Stats 203
The linear regression model assumes that the data are generated as \[ \begin{align} Y_i &= \alpha + \beta x_i + \epsilon_i, & i=1, 2, \dots, n \end{align} \]
where \(x_i\) are fixed and \(\epsilon_i \overset{i.i.d.}{\sim} \text{Normal}(0, \sigma^2)\).
Alternative descriptions:
To estimate parameters in the linear regression model, we use maximum likelihood (as in any probabilistic model).

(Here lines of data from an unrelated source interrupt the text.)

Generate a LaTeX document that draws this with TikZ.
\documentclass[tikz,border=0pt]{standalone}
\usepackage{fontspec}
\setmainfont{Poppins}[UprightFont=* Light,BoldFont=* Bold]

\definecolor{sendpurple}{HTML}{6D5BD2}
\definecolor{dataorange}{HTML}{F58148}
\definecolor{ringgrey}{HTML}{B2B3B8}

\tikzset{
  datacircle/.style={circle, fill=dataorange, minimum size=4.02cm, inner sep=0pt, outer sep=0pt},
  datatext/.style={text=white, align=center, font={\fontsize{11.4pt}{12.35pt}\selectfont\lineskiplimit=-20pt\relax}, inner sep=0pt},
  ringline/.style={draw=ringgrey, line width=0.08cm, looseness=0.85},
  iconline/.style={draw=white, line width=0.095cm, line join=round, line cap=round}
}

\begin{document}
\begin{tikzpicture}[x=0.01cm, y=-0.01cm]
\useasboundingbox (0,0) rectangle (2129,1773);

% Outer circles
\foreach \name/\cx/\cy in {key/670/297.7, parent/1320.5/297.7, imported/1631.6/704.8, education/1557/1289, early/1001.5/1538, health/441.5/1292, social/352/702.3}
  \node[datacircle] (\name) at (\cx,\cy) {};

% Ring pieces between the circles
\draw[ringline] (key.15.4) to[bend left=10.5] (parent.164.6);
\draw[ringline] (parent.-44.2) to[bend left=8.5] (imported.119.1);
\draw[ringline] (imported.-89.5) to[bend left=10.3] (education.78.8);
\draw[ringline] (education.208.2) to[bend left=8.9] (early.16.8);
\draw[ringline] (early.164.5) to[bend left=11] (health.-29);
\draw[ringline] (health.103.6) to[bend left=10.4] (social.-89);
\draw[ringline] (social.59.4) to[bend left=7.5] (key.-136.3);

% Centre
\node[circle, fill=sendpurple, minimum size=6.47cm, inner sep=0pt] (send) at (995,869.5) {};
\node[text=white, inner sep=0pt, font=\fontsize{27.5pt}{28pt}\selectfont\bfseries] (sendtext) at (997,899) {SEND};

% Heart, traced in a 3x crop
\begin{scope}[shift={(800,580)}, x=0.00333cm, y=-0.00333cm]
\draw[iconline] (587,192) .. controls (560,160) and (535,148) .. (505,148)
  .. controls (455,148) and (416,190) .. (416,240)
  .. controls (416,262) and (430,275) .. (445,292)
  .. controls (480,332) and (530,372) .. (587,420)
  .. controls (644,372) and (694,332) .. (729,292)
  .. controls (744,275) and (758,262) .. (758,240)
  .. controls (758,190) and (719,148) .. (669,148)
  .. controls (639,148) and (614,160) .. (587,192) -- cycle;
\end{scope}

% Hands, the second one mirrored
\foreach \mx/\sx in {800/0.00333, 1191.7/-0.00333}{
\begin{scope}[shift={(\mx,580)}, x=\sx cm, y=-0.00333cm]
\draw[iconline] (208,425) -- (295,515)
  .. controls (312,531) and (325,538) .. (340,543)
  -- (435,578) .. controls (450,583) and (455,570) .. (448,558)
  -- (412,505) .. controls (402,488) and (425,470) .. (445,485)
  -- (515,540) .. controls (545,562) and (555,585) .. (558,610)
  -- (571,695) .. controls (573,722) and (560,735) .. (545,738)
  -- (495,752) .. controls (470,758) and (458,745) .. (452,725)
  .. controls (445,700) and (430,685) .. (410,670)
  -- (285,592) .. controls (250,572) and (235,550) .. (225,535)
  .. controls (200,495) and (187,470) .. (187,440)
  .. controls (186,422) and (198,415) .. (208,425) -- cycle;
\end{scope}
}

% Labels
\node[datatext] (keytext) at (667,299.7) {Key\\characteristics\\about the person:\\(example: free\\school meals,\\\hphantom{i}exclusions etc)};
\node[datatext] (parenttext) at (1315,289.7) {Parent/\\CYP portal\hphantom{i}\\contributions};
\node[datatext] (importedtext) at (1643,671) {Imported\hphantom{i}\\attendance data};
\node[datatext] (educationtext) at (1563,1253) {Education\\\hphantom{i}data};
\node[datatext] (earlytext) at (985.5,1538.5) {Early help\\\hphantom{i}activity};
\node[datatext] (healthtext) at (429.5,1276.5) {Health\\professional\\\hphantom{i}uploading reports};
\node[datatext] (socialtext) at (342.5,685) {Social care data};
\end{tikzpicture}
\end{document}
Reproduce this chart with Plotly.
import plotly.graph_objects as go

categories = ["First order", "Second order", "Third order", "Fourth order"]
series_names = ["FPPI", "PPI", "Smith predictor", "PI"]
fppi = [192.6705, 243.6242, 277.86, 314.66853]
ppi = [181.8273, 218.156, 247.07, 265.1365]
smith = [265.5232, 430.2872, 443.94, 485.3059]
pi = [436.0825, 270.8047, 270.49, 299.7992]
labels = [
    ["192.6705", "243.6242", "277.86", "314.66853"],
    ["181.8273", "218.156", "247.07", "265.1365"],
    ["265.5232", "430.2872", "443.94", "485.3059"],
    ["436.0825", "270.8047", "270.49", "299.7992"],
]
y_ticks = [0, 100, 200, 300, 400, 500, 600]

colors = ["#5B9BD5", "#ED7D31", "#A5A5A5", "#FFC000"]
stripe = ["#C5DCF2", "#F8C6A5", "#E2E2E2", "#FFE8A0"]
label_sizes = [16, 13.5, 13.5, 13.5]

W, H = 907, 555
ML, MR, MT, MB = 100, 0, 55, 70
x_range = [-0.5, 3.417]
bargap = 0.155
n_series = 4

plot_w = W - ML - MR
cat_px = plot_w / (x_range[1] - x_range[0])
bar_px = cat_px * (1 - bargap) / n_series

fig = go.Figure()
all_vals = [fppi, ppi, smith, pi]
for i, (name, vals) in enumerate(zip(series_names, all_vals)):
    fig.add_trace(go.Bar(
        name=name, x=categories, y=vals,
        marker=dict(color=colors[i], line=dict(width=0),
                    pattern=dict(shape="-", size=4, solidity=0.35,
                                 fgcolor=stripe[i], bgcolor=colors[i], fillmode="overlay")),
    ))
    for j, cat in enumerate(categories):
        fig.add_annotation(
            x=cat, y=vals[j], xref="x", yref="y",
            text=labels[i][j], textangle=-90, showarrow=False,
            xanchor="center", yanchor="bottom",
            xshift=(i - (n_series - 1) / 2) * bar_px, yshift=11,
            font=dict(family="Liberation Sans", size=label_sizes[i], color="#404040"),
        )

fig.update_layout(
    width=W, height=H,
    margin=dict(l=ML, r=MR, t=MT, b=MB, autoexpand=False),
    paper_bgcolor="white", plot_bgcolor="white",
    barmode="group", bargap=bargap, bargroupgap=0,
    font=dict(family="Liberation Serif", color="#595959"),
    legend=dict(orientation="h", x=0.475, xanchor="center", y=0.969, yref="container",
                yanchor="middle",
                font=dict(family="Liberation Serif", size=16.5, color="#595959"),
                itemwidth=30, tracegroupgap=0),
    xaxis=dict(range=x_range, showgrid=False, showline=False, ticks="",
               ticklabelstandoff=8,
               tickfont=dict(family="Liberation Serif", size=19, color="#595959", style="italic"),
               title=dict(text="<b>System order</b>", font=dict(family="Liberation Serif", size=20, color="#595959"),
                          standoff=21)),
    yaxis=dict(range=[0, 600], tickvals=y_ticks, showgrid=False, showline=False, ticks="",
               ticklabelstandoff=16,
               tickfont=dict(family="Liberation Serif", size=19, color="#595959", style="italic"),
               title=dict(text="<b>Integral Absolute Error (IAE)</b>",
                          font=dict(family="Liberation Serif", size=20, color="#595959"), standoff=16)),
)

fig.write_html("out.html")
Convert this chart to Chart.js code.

\[ {\small L(\alpha, \beta, \sigma^2) = \frac{1}{\sqrt{2\pi \sigma^2}} e^{-\frac{1}{2\sigma^2} (y_1 - (\alpha + \beta x_1))^2} \dots \frac{1}{\sqrt{2\pi \sigma^2}} e^{-\frac{1}{2\sigma^2} (y_n - (\alpha + \beta x_n))^2}} \]
We usually take logs.
\[ \ell(\alpha, \beta, \sigma^2) = -\frac{n}{2} \log(2\pi \sigma^2) - \frac{1}{2\sigma^2} \sum_{i=1}^n (y_i - (\alpha + \beta x_i))^2. \]
\[ \ell(\alpha, \beta, \sigma^2) = -\frac{n}{2} \log(2\pi \sigma^2) - \frac{1}{2\sigma^2} \sum_{i=1}^n (y_i - (\alpha + \beta x_i))^2. \]
To estimate \(\alpha\) and \(\beta\), we maximize \(\ell\)—which, as a function of \(\alpha\) and \(\beta\), is of the form \[ \text{constant} - \text{constant} \sum_{i=1}^n (y_i - (\alpha + \beta x_i))^2. \]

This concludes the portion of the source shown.